Все это было возможно лишь потому, что роль латинского языка была очень ограниченной. Это был дополнительный язык, употреблявшийся в относительно несерьезном контексте: хотя большая часть наиболее ценимой интеллектуальной деятельности гуманиста и осуществлялась с помощью латинских слов и синтаксиса, он занимал деньги и раздавал указания своему повару по-итальянски; вместе с категориями итальянского языка, которые он усвоил еще в раннем возрасте, он научился облекать в слова свой опыт и оформлять идеи, и вместе с итальянским синтаксисом он учился связывать их между собой. Ни один из гуманистов, о которых идет речь в этой книге, не учил латинский язык в раннем детстве; они учили его формальным и техническим образом, прилагая сознательные усилия и применяя правила, которые разобщали его с итальянским языком, усвоенным ими ранее естественным путем. Ситуация не являлась по-настоящему билингвальной; латинский язык не был равен по статусу итальянскому, а был второстепенным, чрезвычайно престижным языком, особенно в определенных ситуациях, и эта отдаленность их латыни от основ жизни, требующих большего внимания, позволила гуманистам в полной мере удовлетворить свой интерес к языковому неоклассицизму. В гуманистической речи невербальный контроль и стимулы оказались сведены к уровню, почти не имеющему аналогий. Сама по себе эта свобода, склонность к какой-то почти абстрактной созидательной языковой деятельности – то, что захватывает сильнее всего. Было бы неправильно назвать гуманистическую речь оторванной от действительности, однако она была способна развиваться с довольно редкой независимостью от проверки на нелитературном опыте. И еще сильнее, чем во всех прочих языках, высказывание гуманиста заслонено от действительности рядом других сплоченных высказываний, построенных на основе таких же категорий и конструкций. Сказать это – не значит осудить гуманистический дискурс, поскольку он никогда не мыслился как захватывающее изложение оригинальных представлений о мире: лирические отклики на действительность пятнадцатого века очень серьезно подорвали бы неоклассический характер деятельности гуманистов.

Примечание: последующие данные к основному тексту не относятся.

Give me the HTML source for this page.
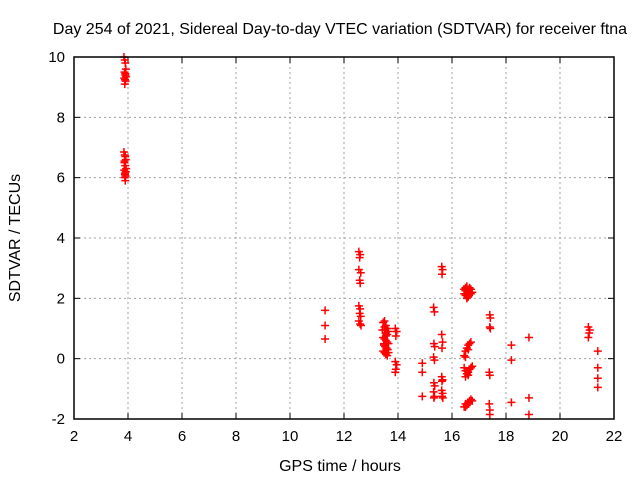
<!DOCTYPE html>
<html><head><meta charset="utf-8"><style>
body{margin:0;background:#fff}
svg{display:block;font-family:"Liberation Sans",sans-serif}
</style></head><body>
<svg id="chart" width="640" height="480">
<text x="340" y="34" text-anchor="middle" font-size="16">Day 254 of 2021, Sidereal Day-to-day VTEC variation (SDTVAR) for receiver ftna</text>
<text x="340" y="471" text-anchor="middle" font-size="16">GPS time / hours</text>
<text transform="translate(20,238) rotate(-90)" text-anchor="middle" font-size="16">SDTVAR / TECUs</text>
<g id="grid"></g><g id="ticks"></g><g id="pts"></g>
<rect x="74" y="57" width="540" height="362" fill="none" stroke="#000" stroke-width="1.5"/>
</svg>
<script>
const xTicks=[2,4,6,8,10,12,14,16,18,20,22];
const yTicks=[-2,0,2,4,6,8,10];
const times=[3.85,3.88,3.9,3.92,3.87,3.9,3.93,3.86,3.89,3.91,3.88,3.9,
3.85,3.88,3.9,3.92,3.87,3.9,3.93,3.86,3.89,3.91,3.88,3.9,3.87,3.92,3.89,
11.3,11.3,11.3,
12.55,12.6,12.58,12.55,12.62,12.58,12.6,12.55,12.6,12.58,12.62,12.55,12.6,12.63,
13.45,13.5,13.55,13.6,13.65,13.5,13.55,13.6,13.45,13.5,13.55,13.6,13.65,13.48,13.52,13.58,13.62,13.45,13.5,13.55,13.6,13.65,13.5,13.55,13.42,13.48,
13.9,13.95,13.92,13.9,13.95,13.92,13.9,
14.9,14.9,14.9,
15.32,15.35,15.33,15.36,15.32,15.35,15.33,15.36,15.32,15.35,15.33,
15.62,15.65,15.63,15.62,15.65,15.63,15.62,15.65,15.63,15.62,15.65,15.63,15.66,
16.45,16.5,16.55,16.6,16.65,16.7,16.75,16.5,16.6,16.7,16.45,16.55,16.65,16.5,
16.45,16.5,16.55,16.6,16.65,16.7,16.5,16.6,
16.45,16.5,16.55,16.6,16.65,16.7,16.75,16.5,16.6,
16.45,16.5,16.55,16.6,16.65,16.7,16.75,16.5,16.6,
17.4,17.42,17.4,17.42,17.38,17.4,17.38,17.4,17.4,
18.2,18.2,18.2,18.85,18.85,18.85,
21.05,21.1,21.08,21.05,21.4,21.4,21.4,21.4];
const values=[10.0,9.9,9.8,9.6,9.5,9.4,9.35,9.3,9.25,9.2,9.1,9.45,
6.85,6.75,6.7,6.6,6.5,6.4,6.3,6.25,6.15,6.05,6.0,5.9,6.55,6.2,6.1,
1.6,1.1,0.65,
3.55,3.45,3.35,2.95,2.85,2.6,2.5,1.75,1.65,1.5,1.4,1.25,1.15,1.1,
1.2,1.25,1.1,1.0,0.9,0.95,0.85,0.8,0.7,0.65,0.6,0.55,0.5,0.45,0.4,0.35,0.3,0.25,0.2,0.15,0.1,0.2,1.05,0.75,0.95,0.5,
1.0,0.9,0.75,-0.1,-0.2,-0.35,-0.45,
-0.15,-0.45,-1.25,
1.7,1.55,0.5,0.4,0.05,-0.05,-0.8,-0.9,-1.1,-1.25,-1.3,
3.05,2.95,2.8,0.8,0.55,0.35,-0.6,-0.7,-0.75,-1.05,-1.15,-1.25,-1.3,
2.3,2.35,2.4,2.25,2.2,2.3,2.2,2.1,2.05,2.15,2.15,2.0,2.35,2.25,
0.1,0.25,0.35,0.45,0.5,0.55,0.05,0.3,
-0.3,-0.4,-0.5,-0.45,-0.35,-0.3,-0.25,-0.6,-0.55,
-1.6,-1.5,-1.55,-1.45,-1.4,-1.35,-1.4,-1.6,-1.5,
1.45,1.35,1.05,1.0,-0.45,-0.55,-1.5,-1.7,-1.85,
0.45,-0.05,-1.45,0.7,-1.3,-1.85,
1.05,0.95,0.85,0.7,0.25,-0.3,-0.65,-0.95];
const NS='http://www.w3.org/2000/svg';
const X0=74,X1=614,Y0=419,Y1=57;
function xs(v){return X0+(v-2)/(22-2)*(X1-X0);}
function ys(v){return Y0-(v+2)/(10+2)*(Y0-Y1);}
function mk(t,a,p){const e=document.createElementNS(NS,t);for(const k in a)e.setAttribute(k,a[k]);p.appendChild(e);return e;}
const grid=document.getElementById('grid'),ticks=document.getElementById('ticks'),pts=document.getElementById('pts');
xTicks.forEach(t=>{const x=xs(t);
 if(t>2&&t<22){const g=mk('line',{x1:x,x2:x,y1:Y0,y2:Y1,stroke:'#a0a0a0','stroke-dasharray':'2,3'},grid);
 
 }
 mk('line',{x1:x,x2:x,y1:Y0,y2:Y0-6,stroke:'#000'},ticks);
 mk('line',{x1:x,x2:x,y1:Y1,y2:Y1+6,stroke:'#000'},ticks);
 const l=mk('text',{x:x,y:Y0+22,'text-anchor':'middle','font-size':'15'},ticks);l.textContent=t;
 
 });
yTicks.forEach(t=>{const y=ys(t);
 if(t>-2&&t<10){const g=mk('line',{x1:X0,x2:X1,y1:y,y2:y,stroke:'#a0a0a0','stroke-dasharray':'2,3'},grid);
 
 }
 mk('line',{x1:X0,x2:X0+6,y1:y,y2:y,stroke:'#000'},ticks);
 mk('line',{x1:X1,x2:X1-6,y1:y,y2:y,stroke:'#000'},ticks);
 const l=mk('text',{x:X0-9,y:y+5,'text-anchor':'end','font-size':'15'},ticks);l.textContent=t;
 
 });
times.forEach((t,i)=>{const x=xs(t),y=ys(values[i]);
 const p=mk('path',{d:`M${x-4},${y}H${x+4}M${x},${y-4}V${y+4}`,stroke:'#f00','stroke-width':'1.5'},pts);
 
 });
</script>
</body></html>
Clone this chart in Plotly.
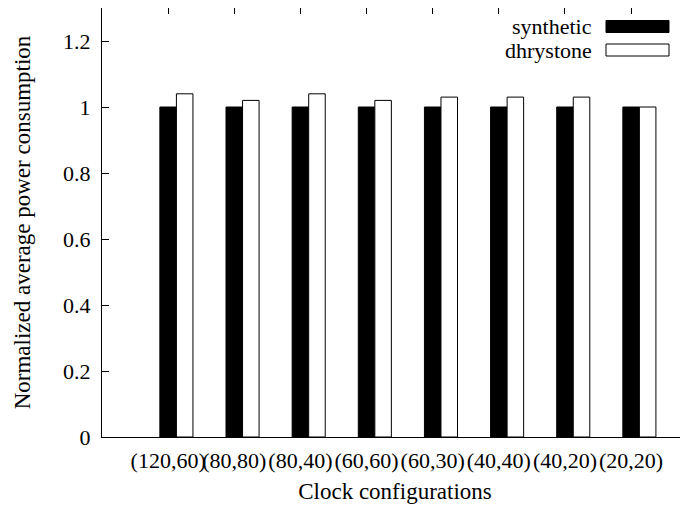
import plotly.graph_objects as go

categories = ["(120,60)", "(80,80)", "(80,40)", "(60,60)", "(60,30)", "(40,40)", "(40,20)", "(20,20)"]
synthetic = [1.0, 1.0, 1.0, 1.0, 1.0, 1.0, 1.0, 1.0]
dhrystone = [1.04, 1.02, 1.04, 1.02, 1.03, 1.03, 1.03, 1.00]
yticks = [0, 0.2, 0.4, 0.6, 0.8, 1.0, 1.2]
ytick_labels = ["0", "0.2", "0.4", "0.6", "0.8", "1", "1.2"]

OFF = 8  # browser default body margin
W, H = 688 - OFF, 506 - OFF
L, T, R, B = 102 - OFF, 0, 0, 69
pw, ph = W - L - R, H - T - B
pos = list(range(len(categories)))

FONT = "Liberation Serif"
FS = 22
FT = 23

fig = go.Figure()
fig.add_trace(go.Bar(x=pos, y=synthetic, name="synthetic", width=0.25, offset=-0.125,
                     marker=dict(color="black", line=dict(color="black", width=1))))
fig.add_trace(go.Bar(x=pos, y=dhrystone, name="dhrystone", width=0.25, offset=0.125,
                     marker=dict(color="white", line=dict(color="black", width=1))))

def px_x(p):
    return (p - OFF - L) / pw

def px_y(p):
    return (H - B - (p - OFF)) / ph

legend_rows = [("synthetic", "black", 26.5), ("dhrystone", "white", 50)]
for name, col, cy in legend_rows:
    fig.add_annotation(x=px_x(594), y=px_y(cy), xref="paper", yref="paper", text=name,
                       showarrow=False, xanchor="right", yanchor="middle",
                       font=dict(family=FONT, size=FS, color="black"))
    fig.add_shape(type="rect", xref="paper", yref="paper",
                  x0=px_x(606), x1=px_x(669), y0=px_y(cy + 6), y1=px_y(cy - 6),
                  fillcolor=col, line=dict(color="black", width=1))

fig.update_layout(
    width=W, height=H,
    margin=dict(l=L, r=R, t=T, b=B, autoexpand=False),
    plot_bgcolor="white", paper_bgcolor="white",
    barmode="overlay", showlegend=False,
    font=dict(family=FONT, size=FS, color="black"),
    xaxis=dict(range=[-1, -1 + pw / 66.14], tickvals=pos, ticktext=categories,
               tickangle=0, automargin=False,
               ticks="inside", ticklen=6, tickcolor="black", tickwidth=1,
               showline=True, linecolor="black", linewidth=1, mirror="ticks",
               showgrid=False, zeroline=False, ticklabelstandoff=4,
               title=dict(text="Clock configurations", font=dict(family=FONT, size=FT), standoff=10),
               tickfont=dict(family=FONT, size=FS)),
    yaxis=dict(range=[0, 1.3], tickvals=yticks, ticktext=ytick_labels, automargin=False,
               ticks="inside", ticklen=7, tickcolor="black", tickwidth=1,
               showline=True, linecolor="black", linewidth=1,
               showgrid=False, zeroline=False,
               title=dict(text="Normalized average power consumption", font=dict(family=FONT, size=FT), standoff=26),
               tickfont=dict(family=FONT, size=FS), ticklabelstandoff=6),
)

fig.write_html("out.html")
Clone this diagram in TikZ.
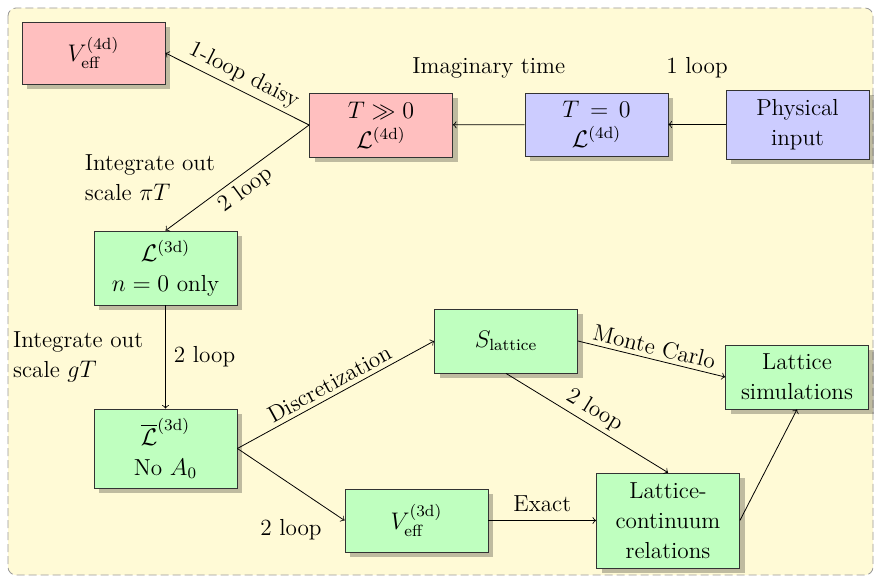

Но какими бы изолированными от непосредственных взглядов на живопись ни были высказывания о ней гуманистов, все же они передают сущность атмосферы, в которой работал художник. И не потому, что выражают чье-то истинное отношение к живописи, а потому, что термины, в которые облекается высказывание – не важно, pro или contra, – сообщают нам нечто о характере внимания, с которым именно гуманист был готов подступиться к живописи.